* start Supplied material *
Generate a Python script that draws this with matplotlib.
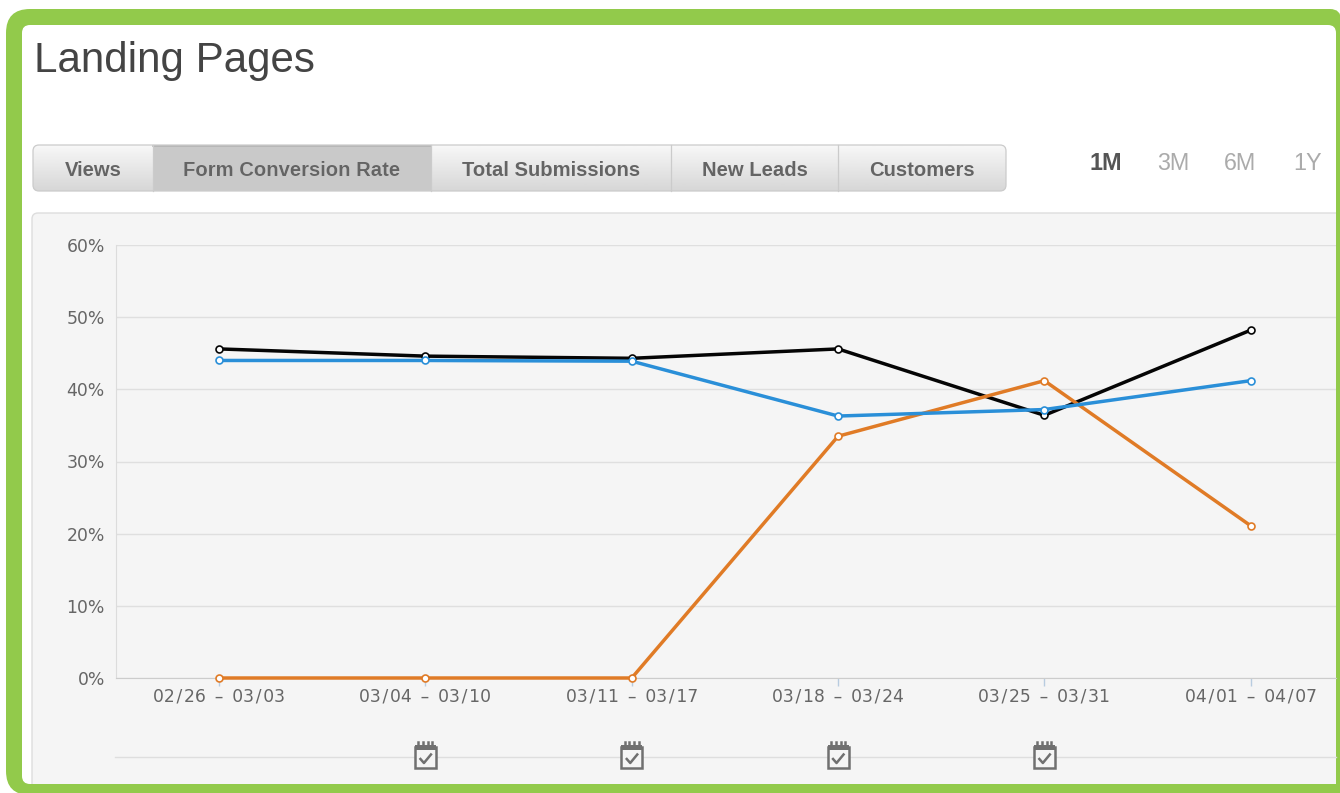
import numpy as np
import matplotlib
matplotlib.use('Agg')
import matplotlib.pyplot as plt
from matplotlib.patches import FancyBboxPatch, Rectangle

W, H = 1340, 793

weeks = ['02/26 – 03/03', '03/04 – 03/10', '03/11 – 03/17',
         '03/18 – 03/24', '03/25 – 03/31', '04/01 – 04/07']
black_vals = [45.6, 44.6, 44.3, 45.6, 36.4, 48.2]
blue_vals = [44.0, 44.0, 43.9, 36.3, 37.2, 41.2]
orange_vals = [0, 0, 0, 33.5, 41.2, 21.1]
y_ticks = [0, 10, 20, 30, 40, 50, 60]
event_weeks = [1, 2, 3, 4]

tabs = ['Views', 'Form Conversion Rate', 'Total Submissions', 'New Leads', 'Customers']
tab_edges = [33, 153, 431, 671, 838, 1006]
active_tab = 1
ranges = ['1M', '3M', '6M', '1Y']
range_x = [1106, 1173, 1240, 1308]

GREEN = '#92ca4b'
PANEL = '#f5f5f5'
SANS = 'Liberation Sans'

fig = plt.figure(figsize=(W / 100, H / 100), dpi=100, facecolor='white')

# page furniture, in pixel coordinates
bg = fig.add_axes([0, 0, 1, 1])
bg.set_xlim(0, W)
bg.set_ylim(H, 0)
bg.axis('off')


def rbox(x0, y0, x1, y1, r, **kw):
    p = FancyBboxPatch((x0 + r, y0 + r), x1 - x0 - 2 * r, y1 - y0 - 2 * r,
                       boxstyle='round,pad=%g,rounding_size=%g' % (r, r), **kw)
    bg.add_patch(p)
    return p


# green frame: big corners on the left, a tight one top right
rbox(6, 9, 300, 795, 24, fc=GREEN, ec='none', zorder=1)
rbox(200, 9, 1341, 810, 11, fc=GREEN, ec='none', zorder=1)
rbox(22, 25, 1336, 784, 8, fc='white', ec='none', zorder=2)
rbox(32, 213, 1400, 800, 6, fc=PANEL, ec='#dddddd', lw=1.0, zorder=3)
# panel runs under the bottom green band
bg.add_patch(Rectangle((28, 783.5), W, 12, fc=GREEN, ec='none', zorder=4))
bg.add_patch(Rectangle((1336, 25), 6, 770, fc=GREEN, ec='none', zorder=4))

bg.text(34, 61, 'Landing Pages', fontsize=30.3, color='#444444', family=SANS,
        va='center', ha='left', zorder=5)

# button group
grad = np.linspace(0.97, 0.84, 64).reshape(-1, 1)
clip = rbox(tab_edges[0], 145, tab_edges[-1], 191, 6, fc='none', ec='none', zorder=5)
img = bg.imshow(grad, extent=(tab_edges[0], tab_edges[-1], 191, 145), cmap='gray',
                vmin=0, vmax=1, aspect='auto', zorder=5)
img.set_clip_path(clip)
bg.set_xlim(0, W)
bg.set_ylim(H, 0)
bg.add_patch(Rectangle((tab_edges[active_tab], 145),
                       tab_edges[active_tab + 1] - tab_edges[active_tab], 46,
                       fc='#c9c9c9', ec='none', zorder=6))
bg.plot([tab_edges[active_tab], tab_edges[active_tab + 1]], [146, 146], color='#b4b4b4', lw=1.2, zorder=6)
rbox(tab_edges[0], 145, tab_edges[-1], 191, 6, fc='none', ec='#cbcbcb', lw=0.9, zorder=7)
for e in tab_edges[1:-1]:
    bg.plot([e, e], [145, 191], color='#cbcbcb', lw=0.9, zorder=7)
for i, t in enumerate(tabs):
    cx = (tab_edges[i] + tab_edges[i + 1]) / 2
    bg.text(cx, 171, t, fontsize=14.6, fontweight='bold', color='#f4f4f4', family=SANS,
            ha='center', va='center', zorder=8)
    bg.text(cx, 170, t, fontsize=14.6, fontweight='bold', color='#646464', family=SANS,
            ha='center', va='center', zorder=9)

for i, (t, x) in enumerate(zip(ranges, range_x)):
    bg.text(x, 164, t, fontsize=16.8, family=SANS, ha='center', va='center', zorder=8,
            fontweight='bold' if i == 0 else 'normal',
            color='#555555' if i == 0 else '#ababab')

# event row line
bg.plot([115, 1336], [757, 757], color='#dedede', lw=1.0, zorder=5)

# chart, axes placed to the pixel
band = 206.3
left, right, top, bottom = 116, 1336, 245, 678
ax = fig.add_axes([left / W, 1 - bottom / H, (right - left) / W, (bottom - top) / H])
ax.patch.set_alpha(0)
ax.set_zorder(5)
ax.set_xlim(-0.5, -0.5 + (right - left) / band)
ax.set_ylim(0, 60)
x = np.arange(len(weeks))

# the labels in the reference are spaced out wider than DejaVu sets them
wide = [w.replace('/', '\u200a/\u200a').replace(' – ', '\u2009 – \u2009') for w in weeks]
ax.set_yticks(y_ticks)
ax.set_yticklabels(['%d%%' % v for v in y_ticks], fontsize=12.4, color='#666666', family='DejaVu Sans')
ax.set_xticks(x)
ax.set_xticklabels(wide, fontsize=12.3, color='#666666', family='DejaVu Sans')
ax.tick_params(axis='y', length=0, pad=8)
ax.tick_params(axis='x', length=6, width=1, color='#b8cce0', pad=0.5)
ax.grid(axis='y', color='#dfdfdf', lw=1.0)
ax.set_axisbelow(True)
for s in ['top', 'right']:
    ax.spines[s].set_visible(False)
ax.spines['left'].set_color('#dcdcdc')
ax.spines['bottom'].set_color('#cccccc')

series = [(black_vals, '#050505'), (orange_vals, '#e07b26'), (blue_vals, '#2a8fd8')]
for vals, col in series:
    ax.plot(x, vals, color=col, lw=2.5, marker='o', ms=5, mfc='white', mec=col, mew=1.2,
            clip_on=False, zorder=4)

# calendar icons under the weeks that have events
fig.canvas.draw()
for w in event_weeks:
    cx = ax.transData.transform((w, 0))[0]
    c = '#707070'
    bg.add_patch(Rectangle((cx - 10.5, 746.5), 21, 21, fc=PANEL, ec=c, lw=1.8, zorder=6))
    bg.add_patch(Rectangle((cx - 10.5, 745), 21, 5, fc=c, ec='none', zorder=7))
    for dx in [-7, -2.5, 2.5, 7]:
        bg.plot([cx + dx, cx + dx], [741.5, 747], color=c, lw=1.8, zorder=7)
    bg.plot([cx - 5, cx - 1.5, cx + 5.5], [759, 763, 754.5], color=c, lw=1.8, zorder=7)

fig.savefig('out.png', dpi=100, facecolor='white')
* end Supplied material *
Leave the pictures out, and print every line of the listing exactly as written.

Generate a Python script that draws this with matplotlib.
import numpy as np
import matplotlib
matplotlib.use('Agg')
import matplotlib.pyplot as plt
from matplotlib.patches import FancyBboxPatch, Rectangle

W, H = 1340, 793

weeks = ['02/26 – 03/03', '03/04 – 03/10', '03/11 – 03/17',
         '03/18 – 03/24', '03/25 – 03/31', '04/01 – 04/07']
black_vals = [45.6, 44.6, 44.3, 45.6, 36.4, 48.2]
blue_vals = [44.0, 44.0, 43.9, 36.3, 37.2, 41.2]
orange_vals = [0, 0, 0, 33.5, 41.2, 21.1]
y_ticks = [0, 10, 20, 30, 40, 50, 60]
event_weeks = [1, 2, 3, 4]

tabs = ['Views', 'Form Conversion Rate', 'Total Submissions', 'New Leads', 'Customers']
tab_edges = [33, 153, 431, 671, 838, 1006]
active_tab = 1
ranges = ['1M', '3M', '6M', '1Y']
range_x = [1106, 1173, 1240, 1308]

GREEN = '#92ca4b'
PANEL = '#f5f5f5'
SANS = 'Liberation Sans'

fig = plt.figure(figsize=(W / 100, H / 100), dpi=100, facecolor='white')

# page furniture, in pixel coordinates
bg = fig.add_axes([0, 0, 1, 1])
bg.set_xlim(0, W)
bg.set_ylim(H, 0)
bg.axis('off')


def rbox(x0, y0, x1, y1, r, **kw):
    p = FancyBboxPatch((x0 + r, y0 + r), x1 - x0 - 2 * r, y1 - y0 - 2 * r,
                       boxstyle='round,pad=%g,rounding_size=%g' % (r, r), **kw)
    bg.add_patch(p)
    return p


# green frame: big corners on the left, a tight one top right
rbox(6, 9, 300, 795, 24, fc=GREEN, ec='none', zorder=1)
rbox(200, 9, 1341, 810, 11, fc=GREEN, ec='none', zorder=1)
rbox(22, 25, 1336, 784, 8, fc='white', ec='none', zorder=2)
rbox(32, 213, 1400, 800, 6, fc=PANEL, ec='#dddddd', lw=1.0, zorder=3)
# panel runs under the bottom green band
bg.add_patch(Rectangle((28, 783.5), W, 12, fc=GREEN, ec='none', zorder=4))
bg.add_patch(Rectangle((1336, 25), 6, 770, fc=GREEN, ec='none', zorder=4))

bg.text(34, 61, 'Landing Pages', fontsize=30.3, color='#444444', family=SANS,
        va='center', ha='left', zorder=5)

# button group
grad = np.linspace(0.97, 0.84, 64).reshape(-1, 1)
clip = rbox(tab_edges[0], 145, tab_edges[-1], 191, 6, fc='none', ec='none', zorder=5)
img = bg.imshow(grad, extent=(tab_edges[0], tab_edges[-1], 191, 145), cmap='gray',
                vmin=0, vmax=1, aspect='auto', zorder=5)
img.set_clip_path(clip)
bg.set_xlim(0, W)
bg.set_ylim(H, 0)
bg.add_patch(Rectangle((tab_edges[active_tab], 145),
                       tab_edges[active_tab + 1] - tab_edges[active_tab], 46,
                       fc='#c9c9c9', ec='none', zorder=6))
bg.plot([tab_edges[active_tab], tab_edges[active_tab + 1]], [146, 146], color='#b4b4b4', lw=1.2, zorder=6)
rbox(tab_edges[0], 145, tab_edges[-1], 191, 6, fc='none', ec='#cbcbcb', lw=0.9, zorder=7)
for e in tab_edges[1:-1]:
    bg.plot([e, e], [145, 191], color='#cbcbcb', lw=0.9, zorder=7)
for i, t in enumerate(tabs):
    cx = (tab_edges[i] + tab_edges[i + 1]) / 2
    bg.text(cx, 171, t, fontsize=14.6, fontweight='bold', color='#f4f4f4', family=SANS,
            ha='center', va='center', zorder=8)
    bg.text(cx, 170, t, fontsize=14.6, fontweight='bold', color='#646464', family=SANS,
            ha='center', va='center', zorder=9)

for i, (t, x) in enumerate(zip(ranges, range_x)):
    bg.text(x, 164, t, fontsize=16.8, family=SANS, ha='center', va='center', zorder=8,
            fontweight='bold' if i == 0 else 'normal',
            color='#555555' if i == 0 else '#ababab')

# event row line
bg.plot([115, 1336], [757, 757], color='#dedede', lw=1.0, zorder=5)

# chart, axes placed to the pixel
band = 206.3
left, right, top, bottom = 116, 1336, 245, 678
ax = fig.add_axes([left / W, 1 - bottom / H, (right - left) / W, (bottom - top) / H])
ax.patch.set_alpha(0)
ax.set_zorder(5)
ax.set_xlim(-0.5, -0.5 + (right - left) / band)
ax.set_ylim(0, 60)
x = np.arange(len(weeks))

# the labels in the reference are spaced out wider than DejaVu sets them
wide = [w.replace('/', '\u200a/\u200a').replace(' – ', '\u2009 – \u2009') for w in weeks]
ax.set_yticks(y_ticks)
ax.set_yticklabels(['%d%%' % v for v in y_ticks], fontsize=12.4, color='#666666', family='DejaVu Sans')
ax.set_xticks(x)
ax.set_xticklabels(wide, fontsize=12.3, color='#666666', family='DejaVu Sans')
ax.tick_params(axis='y', length=0, pad=8)
ax.tick_params(axis='x', length=6, width=1, color='#b8cce0', pad=0.5)
ax.grid(axis='y', color='#dfdfdf', lw=1.0)
ax.set_axisbelow(True)
for s in ['top', 'right']:
    ax.spines[s].set_visible(False)
ax.spines['left'].set_color('#dcdcdc')
ax.spines['bottom'].set_color('#cccccc')

series = [(black_vals, '#050505'), (orange_vals, '#e07b26'), (blue_vals, '#2a8fd8')]
for vals, col in series:
    ax.plot(x, vals, color=col, lw=2.5, marker='o', ms=5, mfc='white', mec=col, mew=1.2,
            clip_on=False, zorder=4)

# calendar icons under the weeks that have events
fig.canvas.draw()
for w in event_weeks:
    cx = ax.transData.transform((w, 0))[0]
    c = '#707070'
    bg.add_patch(Rectangle((cx - 10.5, 746.5), 21, 21, fc=PANEL, ec=c, lw=1.8, zorder=6))
    bg.add_patch(Rectangle((cx - 10.5, 745), 21, 5, fc=c, ec='none', zorder=7))
    for dx in [-7, -2.5, 2.5, 7]:
        bg.plot([cx + dx, cx + dx], [741.5, 747], color=c, lw=1.8, zorder=7)
    bg.plot([cx - 5, cx - 1.5, cx + 5.5], [759, 763, 754.5], color=c, lw=1.8, zorder=7)

fig.savefig('out.png', dpi=100, facecolor='white')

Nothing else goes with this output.